Rien n'est encore officiel. Mais Jean-François Copé et François Fillon le chuchotent : il n'y aura probablement pas de nouvelle élection interne pour la présidence de l'UMP en septembre. L'organisation de ce scrutin était pourtant la pierre angulaire de l'armistice signé le 17 décembre entre les deux rivaux. Mais, aujourd'hui, ni l'un ni l'autre n'ont intérêt à se lancer dans l'épisode 2 de la guerre des chefs. "Copé est déjà président du parti, il reste très bas dans les sondages et doit soigner son image. Et les procurations sont désormais interdites", souffle un proche. On se souvient qu'en novembre dernier les copéistes s'étaient surpassés en réunissant quelque 30 000 procurations (contre 10 000 pour les fillonistes) !
Du côté de Fillon, on constate que le clan Copé reste très efficace dans les fédérations et que bon nombre d'adhérents fillonistes n'ont pas renouvelé leur carte pour 2013. "Fillon ne sera pas candidat en septembre. Il a obtenu de Copé une primaire ouverte en 2016 moralement encadrée, et les nouveaux statuts sont sur le point d'être bouclés : voilà l'essentiel", conclut-on dans son entourage. Copé est soucieux de ne pas passer en force tandis que son rival veut éviter les procès en lâcheté. De toute façon, d'autres arguments plaident en leur faveur : les adhérents du parti sont encore traumatisés par le psychodrame de l'automne et ne veulent pas entendre parler d'un nouveau vote. Sans compter les difficultés financières du parti (sa dotation publique annuelle est passée de plus de 33 millions d'euros à un peu plus de 20 millions d'euros à cause des mauvais résultats électoraux) qui pourraient s'aggraver si le rejet des comptes de campagne de Sarkozy était confirmé par le Conseil constitutionnel.

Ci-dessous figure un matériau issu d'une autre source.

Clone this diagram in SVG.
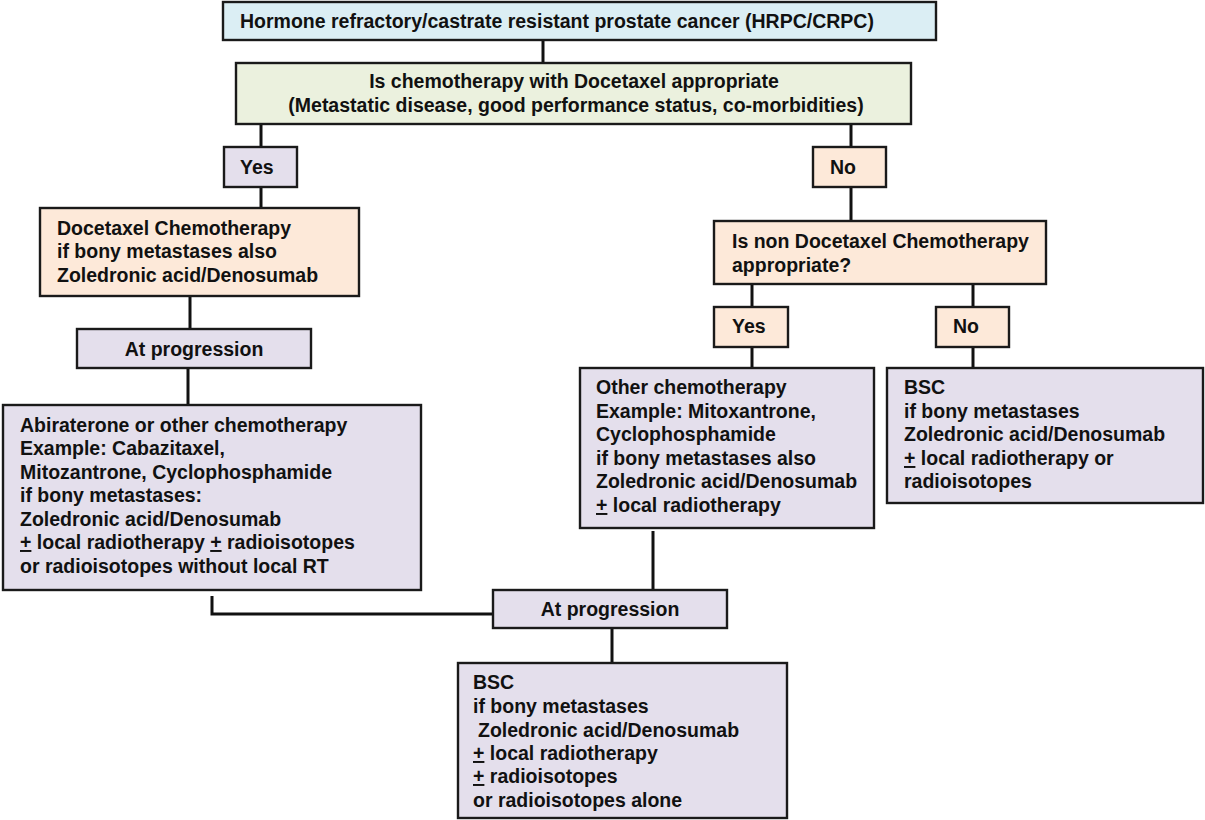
<svg xmlns="http://www.w3.org/2000/svg" width="1205" height="820" viewBox="0 0 1205 820">
<style>
.box{stroke:#1a1a1a;stroke-width:2.4}
.blue{fill:#DBEEF4}
.green{fill:#EBF1DE}
.peach{fill:#FDE9D9}
.lav{fill:#E4DFEC}
text{font-family:"Liberation Sans",Arial,sans-serif;font-weight:bold;font-size:19.5px;fill:#111}
.c{text-anchor:middle}
.u{text-decoration:underline}
#connectors line,#connectors polyline{stroke:#111;stroke-width:3;fill:none}
</style>
<rect width="1205" height="820" fill="#fff"/>
<g id="connectors">
<line x1="543" y1="40" x2="543" y2="63"/>
<line x1="261" y1="124" x2="261" y2="147"/>
<line x1="261" y1="187" x2="261" y2="208"/>
<line x1="190" y1="296" x2="190" y2="329"/>
<line x1="188" y1="368" x2="188" y2="405"/>
<line x1="851" y1="124" x2="851" y2="147"/>
<line x1="851" y1="187" x2="851" y2="221"/>
<line x1="752" y1="284" x2="752" y2="307"/>
<line x1="752" y1="347" x2="752" y2="368"/>
<line x1="973" y1="284" x2="973" y2="307"/>
<line x1="973" y1="347" x2="973" y2="368"/>
<line x1="653" y1="531" x2="653" y2="590"/>
<polyline points="212,596 212,614 493,614"/>
<line x1="612" y1="628" x2="612" y2="663"/>
</g>
<g id="n-top"><rect class="box blue" x="223" y="2" width="713" height="38"/>
<text x="240" y="28">Hormone refractory/castrate resistant prostate cancer (HRPC/CRPC)</text></g>
<g id="n-docq"><rect class="box green" x="236" y="63" width="675" height="61"/>
<text class="c" x="574" y="88">Is chemotherapy with Docetaxel appropriate</text>
<text class="c" x="576" y="112">(Metastatic disease, good performance status, co-morbidities)</text></g>
<g id="n-yes1"><rect class="box lav" x="224" y="147" width="73" height="40"/>
<text x="240" y="174">Yes</text></g>
<g id="n-no1"><rect class="box peach" x="813" y="147" width="73" height="40"/>
<text x="830" y="174">No</text></g>
<g id="n-doce"><rect class="box peach" x="40" y="208" width="319" height="88"/>
<text x="57" y="235">Docetaxel Chemotherapy</text>
<text x="57" y="258">if bony metastases also</text>
<text x="57" y="282">Zoledronic acid/Denosumab</text></g>
<g id="n-prog1"><rect class="box lav" x="77" y="329" width="234" height="39"/>
<text class="c" x="194" y="356">At progression</text></g>
<g id="n-abi"><rect class="box lav" x="3" y="405" width="418" height="185"/>
<text x="20" y="432">Abiraterone or other chemotherapy</text>
<text x="20" y="455">Example: Cabazitaxel,</text>
<text x="20" y="479">Mitozantrone, Cyclophosphamide</text>
<text x="20" y="502">if bony metastases:</text>
<text x="20" y="526">Zoledronic acid/Denosumab</text>
<text x="20" y="549"><tspan class="u">+</tspan> local radiotherapy <tspan class="u">+</tspan> radioisotopes</text>
<text x="20" y="573">or radioisotopes without local RT</text></g>
<g id="n-nondoc"><rect class="box peach" x="714" y="221" width="332" height="63"/>
<text x="732" y="248">Is non Docetaxel Chemotherapy</text>
<text x="732" y="272">appropriate?</text></g>
<g id="n-yes2"><rect class="box peach" x="714" y="307" width="74" height="40"/>
<text x="732" y="333">Yes</text></g>
<g id="n-no2"><rect class="box peach" x="936" y="307" width="73" height="40"/>
<text x="953" y="333">No</text></g>
<g id="n-other"><rect class="box lav" x="580" y="368" width="294" height="160"/>
<text x="596" y="394">Other chemotherapy</text>
<text x="596" y="418">Example: Mitoxantrone,</text>
<text x="596" y="441">Cyclophosphamide</text>
<text x="596" y="465">if bony metastases also</text>
<text x="596" y="488">Zoledronic acid/Denosumab</text>
<text x="596" y="512"><tspan class="u">+</tspan> local radiotherapy</text></g>
<g id="n-bsc1"><rect class="box lav" x="887" y="368" width="316" height="135"/>
<text x="904" y="394">BSC</text>
<text x="904" y="418">if bony metastases</text>
<text x="904" y="441">Zoledronic acid/Denosumab</text>
<text x="904" y="465"><tspan class="u">+</tspan> local radiotherapy or</text>
<text x="904" y="488">radioisotopes</text></g>
<g id="n-prog2"><rect class="box lav" x="493" y="590" width="234" height="38"/>
<text class="c" x="610" y="616">At progression</text></g>
<g id="n-bsc2"><rect class="box lav" x="458" y="663" width="329" height="155"/>
<text x="473" y="689">BSC</text>
<text x="473" y="713">if bony metastases</text>
<text x="478" y="737">Zoledronic acid/Denosumab</text>
<text x="473" y="760"><tspan class="u">+</tspan> local radiotherapy</text>
<text x="473" y="783"><tspan class="u">+</tspan> radioisotopes</text>
<text x="473" y="807">or radioisotopes alone</text></g>
</svg>
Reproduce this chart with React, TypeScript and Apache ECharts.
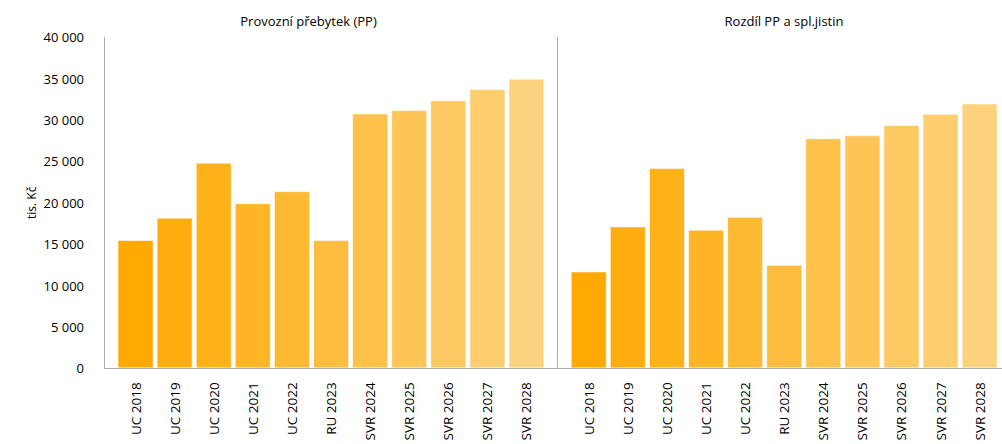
import React, { useEffect, useRef } from "react";
import * as echarts from "echarts";

const categories = [
  "UC 2018", "UC 2019", "UC 2020", "UC 2021", "UC 2022", "RU 2023",
  "SVR 2024", "SVR 2025", "SVR 2026", "SVR 2027", "SVR 2028",
];

// Provozní přebytek (tis. Kč)
const provozniPrebytek = [15500, 18200, 24850, 19950, 21400, 15500, 30800, 31200, 32400, 33750, 35000];

// Rozdíl PP a splátek jistin (tis. Kč)
const rozdilPP = [11700, 17150, 24200, 16750, 18300, 12500, 27800, 28150, 29400, 30750, 32000];

const barColors = [
  "#FFA902", "#FFAD0E", "#FFB11A", "#FFB526", "#FEB932", "#FEBD3E",
  "#FEC14A", "#FEC556", "#FDC962", "#FDCD6E", "#FDD27D",
];

const yTicks = { min: 0, max: 40000, interval: 5000 };

const titles = ["Provozní přebytek (PP)", "Rozdíl PP a spl.jistin"];

const FONT = "'Open Sans', sans-serif";
const AXIS_GRAY = "#ADADAD";

const fmt = (v: number) => String(v).replace(/\B(?=(\d{3})+(?!\d))/g, " ");

export default function App() {
  const ref = useRef<HTMLDivElement>(null);

  useEffect(() => {
    if (!ref.current) return;
    const chart = echarts.init(ref.current, null, { renderer: "svg" });

    const grids = [
      { left: 116, top: 37.3, width: 430, height: 331 },
      { left: 569.2, top: 37.3, width: 430, height: 331 },
    ];

    const mkBars = (values: number[], idx: number) => ({
      type: "bar",
      xAxisIndex: idx,
      yAxisIndex: idx,
      barWidth: 36,
      data: values.map((v, i) => ({
        value: v,
        itemStyle: { color: barColors[i] },
      })),
      itemStyle: { borderColor: "rgba(255,255,255,0.55)", borderWidth: 1 },
    });

    chart.setOption({
      animation: false,
      backgroundColor: "#ffffff",
      textStyle: { fontFamily: FONT },
      grid: grids,
      xAxis: [0, 1].map((i) => ({
        type: "category",
        gridIndex: i,
        data: categories,
        axisLine: { show: false },
        axisTick: { show: false },
        axisLabel: {
          rotate: 90,
          margin: 14,
          fontSize: 13.5,
          color: "#000",
          fontFamily: FONT,
        },
      })),
      yAxis: [0, 1].map((i) => ({
        type: "value",
        gridIndex: i,
        min: yTicks.min,
        max: yTicks.max,
        interval: yTicks.interval,
        offset: i === 0 ? 12 : 12.2,
        name: i === 0 ? "tis. Kč" : "",
        nameLocation: "middle",
        nameGap: 67,
        nameRotate: 90,
        nameTextStyle: { fontSize: 12, color: "#000", fontFamily: FONT },
        axisLine: { show: true, lineStyle: { color: AXIS_GRAY, width: 1 } },
        axisTick: { show: false },
        splitLine: { show: false },
        axisLabel: {
          show: i === 0,
          margin: 20,
          fontSize: 13,
          color: "#000",
          fontFamily: FONT,
          formatter: (v: number) => fmt(v),
        },
      })),
      series: [mkBars(provozniPrebytek, 0), mkBars(rozdilPP, 1)],
      graphic: [
        {
          type: "line",
          shape: { x1: 104, y1: 368.5, x2: 1002, y2: 368.5 },
          style: { stroke: AXIS_GRAY, lineWidth: 1 },
          z: 10,
        },
        {
          type: "text",
          x: 308.5,
          y: 21,
          style: {
            text: titles[0],
            fontSize: 13,
            fontFamily: FONT,
            fill: "#000",
            textAlign: "center",
            textVerticalAlign: "middle",
          },
        },
        {
          type: "text",
          x: 784,
          y: 21,
          style: {
            text: titles[1],
            fontSize: 13,
            fontFamily: FONT,
            fill: "#000",
            textAlign: "center",
            textVerticalAlign: "middle",
          },
        },
      ],
    });

    return () => chart.dispose();
  }, []);

  return (
    <div
      ref={ref}
      style={{ position: "fixed", left: 0, top: 0, width: 1002, height: 444 }}
    />
  );
}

"Copé devra endosser l'explosion de l'UMP"
Certes, une telle décision sera critiquée, notamment par les ambitieux Nathalie Kosciusko-Morizet, Laurent Wauquiez ou Bruno Le Maire qui reprochent déjà à Copé et Fillon leur gestion de l'UMP à deux "en copropriété". Et certains lieutenants de l'ancien Premier ministre laissent s'exprimer leur déception. "La légitimité de Copé n'est pas reconnue, il faut un nouveau vote, mais il n'y en aura probablement pas", souffle le député François Baroin. Et de poursuivre : "J'ai moi-même refusé d'être candidat pour des raisons personnelles et pour que Fillon prenne ses responsabilités de leader."
Un proche du député de Paris relativise : "L'UMP peut se déchirer aux élections municipales et/ou aux régionales, car Jean-François Copé n'exclura pas ceux qui feront des alliances avec le FN. Copé devra endosser l'explosion de l'UMP." Même si Fillon refuse pour l'heure de se laisser "dicter son calendrier", il y a fort à parier qu'il s'assiéra sous peu à la même table que Copé pour signer un deuxième accord. La paix armée est partie pour durer !
Divorce sur le mariage gay
D'autant plus que les récents débats sur le mariage gay ont mis en lumière une véritable ligne de fracture au sein de l'UMP entre d'une part les "modérés", tels que François Fillon ou Bruno Le Maire, et d'autre part les "ultras" comme Jean-François Copé, Henri Guaino ou Laurent Wauquiez, attachés à la défense des valeurs traditionnelles. L'UMP est tout aussi partagée sur ce qu'elle entend faire de la loi si elle revient au pouvoir en 2017 : abrogation, réécriture ou référendum ? Rien n'est arrêté. Enfin, la participation du parti à La Manif pour tous prévue le 26 mai divise les deux rivaux Copé et Fillon.
"Je souhaite que la manifestation du 26 mai prochain, même postérieure au vote de la loi, soit une manifestation politique de non global au gouvernement", insiste Jean-François Copé dans une interview à Valeurs actuelles. Ce à quoi François Fillon répond dans les colonnes du Figaro Magazine en émettant des "réserves". "La dernière chose dont la France a besoin aujourd'hui, c'est d'une crise institutionnelle. Le rôle de l'UMP, c'est de préparer l'alternance, pas de pousser les Français dans une contestation passionnelle", souligne l'ancien Premier ministre. Bref, les questions du leadership et de la ligne politique pourraient bien agiter le parti jusqu'en 2016.